Officials confirm wolves attacked eight cattle in NE Oregon

Published 7:00 am Friday, October 1, 2021

The Umatilla County Board Of Commissioners considers approving more than $24,000 in grants for wolf depredation when it meets Wednesday, Feb. 2, 2022.

UKIAH — The Oregon Department of Fish and Wildlife confirmed wolves recently attacked eight cattle in the Ukiah Valley south of Pendleton, though it remains unclear which pack is responsible.

The first report came on Sept. 25, when a ranch hand discovered one dead and six injured calves in an approximately 200-acre private pasture. All were about six months old, weighing between 450 and 550 pounds. Two of the injured calves later were euthanized.

Three days later, another calf was found dead in the same pasture. In each case, the animals had bite marks suggesting they were alive when a predator attacked them The injuries included tooth scrapes, punctures and tears that were consistent with wolves.

While ODFW has chalked up the depredations to wolves, the agency does not know which pack caused the injuries.

The Ukiah pack, which roams parts of southern Umatilla and Union counties, was not in the area, according to GPS collar data. ODFW is now monitoring the Fivemile pack west of Ukiah to see if it is in areas outside its known territory.

In addition, the agency says a new group of wolves may be present southeast of the depredation location.

Rodger Huffman, a Union County rancher and co-chairman of the Oregon Cattlemen’s Association wolf committee, said both the organization and the producer are asking Fish and Wildlife to kill members of the offending pack to deter further wolf-livestock conflicts in the area.

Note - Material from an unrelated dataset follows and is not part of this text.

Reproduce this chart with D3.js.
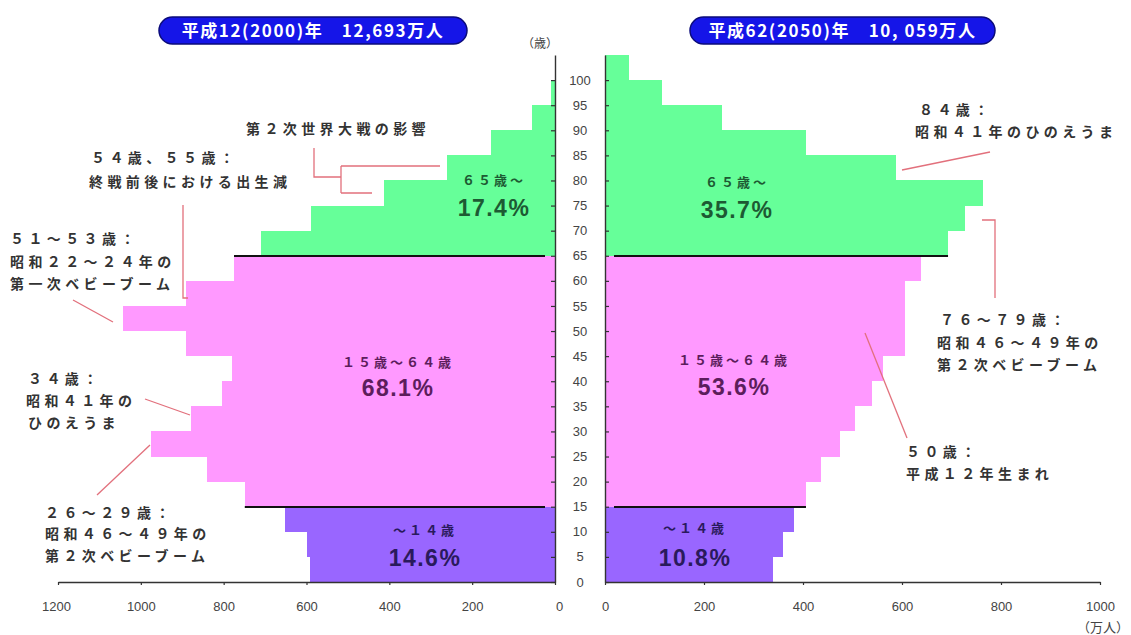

Under the state’s Wolf Conservation and Management Plan, wolves in Eastern Oregon may be subject to lethal control if they have two confirmed depredations within nine months.

Twice this year, ODFW authorized a permit to kill wolves from the Lookout Mountain pack in Baker County following repeated attacks on livestock.

The agency shot two wolf pups from the Lookout Mountain pack in August, and then three more wolves — including the alpha male — in September after depredations did not stop.

Still, Huffman said ranchers have remained frustrated with the state’s management of wolves. He said the number of depredations confirmed by the agency is lower than the actual number producers face.

“We have a wolf management and conservation plan, and conservation has clearly been the first and highest priority,” Huffman said. “We’re just asking very respectfully that at least management be 50% of the equation in this.”

Environmental groups, on the other hand, staunchly oppose killing wolves and continue to fight to overturn the federal government’s decision to take wolves off the list of endangered species.

On Sept. 15, the Biden administration announced it would review the status of gray wolves in the northern Rocky Mountains, which could potentially restore endangered species protections in Idaho, Montana, Wyoming and the eastern one-third of Oregon and Washington.

Oregon’s minimum known wolf population is 173 as of the most recent count at the end of 2020.